Sunday 2 February 2014

Everything's Gonna Be Ok

We spend three days last week in Cape Town (Bruce Springsteen concert) This forced me to make arrangements to be sure that the cattle could be watered and cared for while we were not there.
We drove back from Cape Town on Saturday (is about eight hours drive) we drove in past the farm, just checked the cattle water - It was almost empty.

The grazing situation has improved a little. Last week Tuesday we installed a make ship "bushfence". I took a 50 m length of 1.2m Field Fence and strung it between tees and vegetation on the edge of the camp. I tensioned with with tiedown straps. The types we use to tie our fishing skis on to the roofracks. We added droppers we had saved from clearing the driveway. Well the fence has held. The cattle have not challenged it.

So the routine has become to graze the cattle in the larger camp around the cottage in the day, and then to put them back into the 50 X 50 properly fenced camp during the night with the electric fence on. Seems to work.

Next step would be to use electric fence to strip graze the cottage camp, without putting the cattle back into the 50 x 50 camp each evening. This would begin to rest the grazing and allow it to recover before it is re-grazed.

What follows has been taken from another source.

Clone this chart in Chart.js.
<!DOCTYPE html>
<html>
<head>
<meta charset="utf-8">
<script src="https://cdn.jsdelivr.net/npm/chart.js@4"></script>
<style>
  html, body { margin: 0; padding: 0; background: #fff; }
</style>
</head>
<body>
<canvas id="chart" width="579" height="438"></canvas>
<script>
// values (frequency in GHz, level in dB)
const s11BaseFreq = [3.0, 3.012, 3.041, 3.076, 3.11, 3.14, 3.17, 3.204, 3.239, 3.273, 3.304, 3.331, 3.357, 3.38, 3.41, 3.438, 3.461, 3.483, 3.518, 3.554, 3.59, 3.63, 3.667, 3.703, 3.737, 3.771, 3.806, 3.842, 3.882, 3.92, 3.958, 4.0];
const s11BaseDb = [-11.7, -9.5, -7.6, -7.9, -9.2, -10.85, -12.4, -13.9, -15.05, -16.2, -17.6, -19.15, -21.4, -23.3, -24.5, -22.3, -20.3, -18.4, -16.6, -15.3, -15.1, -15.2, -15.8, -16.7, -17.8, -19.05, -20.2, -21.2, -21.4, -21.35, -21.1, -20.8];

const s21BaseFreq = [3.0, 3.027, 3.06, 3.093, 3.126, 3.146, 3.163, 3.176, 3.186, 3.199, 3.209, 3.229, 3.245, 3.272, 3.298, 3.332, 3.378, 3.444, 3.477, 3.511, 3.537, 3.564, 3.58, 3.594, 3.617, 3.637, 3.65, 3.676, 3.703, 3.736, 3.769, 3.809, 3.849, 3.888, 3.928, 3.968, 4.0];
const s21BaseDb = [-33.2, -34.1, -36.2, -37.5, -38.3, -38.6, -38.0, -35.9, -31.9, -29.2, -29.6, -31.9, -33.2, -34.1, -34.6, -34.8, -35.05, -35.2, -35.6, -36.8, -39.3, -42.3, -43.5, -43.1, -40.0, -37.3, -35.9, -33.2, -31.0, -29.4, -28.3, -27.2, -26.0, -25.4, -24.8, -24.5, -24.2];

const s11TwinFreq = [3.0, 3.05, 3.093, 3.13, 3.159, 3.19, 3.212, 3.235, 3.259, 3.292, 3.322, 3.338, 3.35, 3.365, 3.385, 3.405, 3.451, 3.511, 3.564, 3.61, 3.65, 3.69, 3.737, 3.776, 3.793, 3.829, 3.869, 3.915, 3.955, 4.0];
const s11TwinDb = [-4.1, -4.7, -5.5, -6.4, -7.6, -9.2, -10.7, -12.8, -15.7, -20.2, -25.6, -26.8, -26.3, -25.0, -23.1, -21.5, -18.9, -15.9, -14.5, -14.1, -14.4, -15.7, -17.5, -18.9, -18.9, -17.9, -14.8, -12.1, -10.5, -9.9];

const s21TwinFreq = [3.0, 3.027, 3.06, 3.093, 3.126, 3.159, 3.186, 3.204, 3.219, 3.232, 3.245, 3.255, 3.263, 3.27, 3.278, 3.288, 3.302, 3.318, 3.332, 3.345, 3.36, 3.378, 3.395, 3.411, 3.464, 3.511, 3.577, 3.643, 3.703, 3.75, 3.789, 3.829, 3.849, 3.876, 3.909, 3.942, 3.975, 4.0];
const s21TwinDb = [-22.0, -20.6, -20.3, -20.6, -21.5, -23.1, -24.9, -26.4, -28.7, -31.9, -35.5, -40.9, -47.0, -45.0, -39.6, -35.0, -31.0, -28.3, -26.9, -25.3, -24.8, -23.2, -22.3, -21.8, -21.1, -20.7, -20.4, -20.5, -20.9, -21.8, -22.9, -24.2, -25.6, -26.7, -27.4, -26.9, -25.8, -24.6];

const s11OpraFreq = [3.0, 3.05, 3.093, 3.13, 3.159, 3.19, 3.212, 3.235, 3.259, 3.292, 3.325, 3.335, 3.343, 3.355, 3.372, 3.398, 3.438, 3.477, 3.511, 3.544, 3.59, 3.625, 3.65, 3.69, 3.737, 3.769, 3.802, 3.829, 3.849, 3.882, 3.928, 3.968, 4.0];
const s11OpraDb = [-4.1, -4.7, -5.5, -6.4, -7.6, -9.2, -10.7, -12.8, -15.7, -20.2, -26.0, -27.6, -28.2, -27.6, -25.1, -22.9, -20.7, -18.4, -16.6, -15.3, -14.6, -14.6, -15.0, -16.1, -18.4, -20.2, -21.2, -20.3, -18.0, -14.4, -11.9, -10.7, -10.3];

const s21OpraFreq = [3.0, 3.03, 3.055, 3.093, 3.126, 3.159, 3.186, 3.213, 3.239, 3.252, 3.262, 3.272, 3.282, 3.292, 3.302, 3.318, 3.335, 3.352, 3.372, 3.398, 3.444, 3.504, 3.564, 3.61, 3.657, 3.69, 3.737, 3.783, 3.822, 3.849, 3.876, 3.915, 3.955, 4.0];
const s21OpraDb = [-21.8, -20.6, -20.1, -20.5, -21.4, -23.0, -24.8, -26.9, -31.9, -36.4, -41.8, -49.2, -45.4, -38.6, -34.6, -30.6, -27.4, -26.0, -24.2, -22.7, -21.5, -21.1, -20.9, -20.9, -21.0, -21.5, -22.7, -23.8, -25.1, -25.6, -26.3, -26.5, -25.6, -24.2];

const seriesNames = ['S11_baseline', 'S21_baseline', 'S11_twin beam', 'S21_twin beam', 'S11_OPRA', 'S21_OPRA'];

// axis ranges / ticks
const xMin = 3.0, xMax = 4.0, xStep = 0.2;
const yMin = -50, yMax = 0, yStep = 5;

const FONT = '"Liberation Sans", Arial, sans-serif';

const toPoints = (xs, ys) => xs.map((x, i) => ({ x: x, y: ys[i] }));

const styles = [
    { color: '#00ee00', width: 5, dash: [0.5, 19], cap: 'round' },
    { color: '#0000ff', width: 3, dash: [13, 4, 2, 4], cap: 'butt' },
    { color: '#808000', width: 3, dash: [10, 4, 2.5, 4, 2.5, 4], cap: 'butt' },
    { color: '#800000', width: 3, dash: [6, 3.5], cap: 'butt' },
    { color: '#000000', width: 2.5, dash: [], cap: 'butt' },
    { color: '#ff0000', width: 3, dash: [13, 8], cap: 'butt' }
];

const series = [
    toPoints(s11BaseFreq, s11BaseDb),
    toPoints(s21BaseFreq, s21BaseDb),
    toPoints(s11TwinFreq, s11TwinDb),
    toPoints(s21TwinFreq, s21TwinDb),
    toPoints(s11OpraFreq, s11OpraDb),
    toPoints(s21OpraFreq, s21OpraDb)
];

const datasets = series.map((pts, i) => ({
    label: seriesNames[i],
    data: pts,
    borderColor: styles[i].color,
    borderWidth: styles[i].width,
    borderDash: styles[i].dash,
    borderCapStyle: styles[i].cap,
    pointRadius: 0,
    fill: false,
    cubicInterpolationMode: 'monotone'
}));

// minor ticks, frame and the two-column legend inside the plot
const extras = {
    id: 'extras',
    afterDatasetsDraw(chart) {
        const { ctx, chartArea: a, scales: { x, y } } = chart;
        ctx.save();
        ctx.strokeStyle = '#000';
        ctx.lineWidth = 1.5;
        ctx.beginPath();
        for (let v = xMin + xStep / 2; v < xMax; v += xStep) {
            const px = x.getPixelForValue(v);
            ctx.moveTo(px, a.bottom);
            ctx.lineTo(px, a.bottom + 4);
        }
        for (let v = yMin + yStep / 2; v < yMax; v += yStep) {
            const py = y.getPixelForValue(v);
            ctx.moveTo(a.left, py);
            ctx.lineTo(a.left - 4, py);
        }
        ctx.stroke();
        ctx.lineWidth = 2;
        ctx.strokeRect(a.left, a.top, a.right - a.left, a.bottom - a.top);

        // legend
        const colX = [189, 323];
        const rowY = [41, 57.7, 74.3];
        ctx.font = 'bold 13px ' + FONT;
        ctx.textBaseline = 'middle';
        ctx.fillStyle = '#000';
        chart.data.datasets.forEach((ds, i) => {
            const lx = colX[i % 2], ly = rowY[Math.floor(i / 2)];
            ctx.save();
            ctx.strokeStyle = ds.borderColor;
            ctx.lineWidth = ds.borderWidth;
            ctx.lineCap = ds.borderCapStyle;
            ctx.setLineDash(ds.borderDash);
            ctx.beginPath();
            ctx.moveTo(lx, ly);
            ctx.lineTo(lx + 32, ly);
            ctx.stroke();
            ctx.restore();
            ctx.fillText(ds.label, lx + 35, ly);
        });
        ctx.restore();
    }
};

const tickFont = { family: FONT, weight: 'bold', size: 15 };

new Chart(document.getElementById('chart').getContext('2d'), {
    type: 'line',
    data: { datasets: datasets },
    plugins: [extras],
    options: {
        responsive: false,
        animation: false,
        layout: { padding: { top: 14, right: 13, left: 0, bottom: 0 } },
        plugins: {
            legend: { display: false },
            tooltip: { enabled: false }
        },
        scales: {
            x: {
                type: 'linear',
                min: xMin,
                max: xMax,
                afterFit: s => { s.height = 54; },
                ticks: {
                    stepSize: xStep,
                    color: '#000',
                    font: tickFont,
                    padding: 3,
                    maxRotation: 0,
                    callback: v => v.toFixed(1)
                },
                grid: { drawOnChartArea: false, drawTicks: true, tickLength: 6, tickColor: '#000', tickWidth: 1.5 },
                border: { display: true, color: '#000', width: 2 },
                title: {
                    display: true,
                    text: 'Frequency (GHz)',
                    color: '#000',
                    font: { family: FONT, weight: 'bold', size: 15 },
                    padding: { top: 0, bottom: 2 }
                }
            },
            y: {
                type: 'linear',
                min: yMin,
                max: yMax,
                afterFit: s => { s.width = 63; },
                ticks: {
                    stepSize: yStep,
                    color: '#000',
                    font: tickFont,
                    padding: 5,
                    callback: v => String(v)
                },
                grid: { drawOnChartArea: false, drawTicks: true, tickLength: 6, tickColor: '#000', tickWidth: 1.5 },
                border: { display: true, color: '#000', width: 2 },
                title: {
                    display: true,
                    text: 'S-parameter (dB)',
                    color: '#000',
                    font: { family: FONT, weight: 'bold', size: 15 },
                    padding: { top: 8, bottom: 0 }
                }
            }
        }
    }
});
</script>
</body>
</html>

On the progress with the transfer: NHBRC eventually gave me an "assessment" - the amount I must pay in order to get the enrolment certificate. (R4700.00, once I convinced them that I could not pay a fee based on the value of the entire farm and the new cottage that is to be built. We eventually agreed that a 1000 sq m plot could be assumed for calculation purposes) So they promised the enrolment certificate by tomorrow, which will then allow the bond registration attorneys to continue and then we should expect transfer in 3 weeks.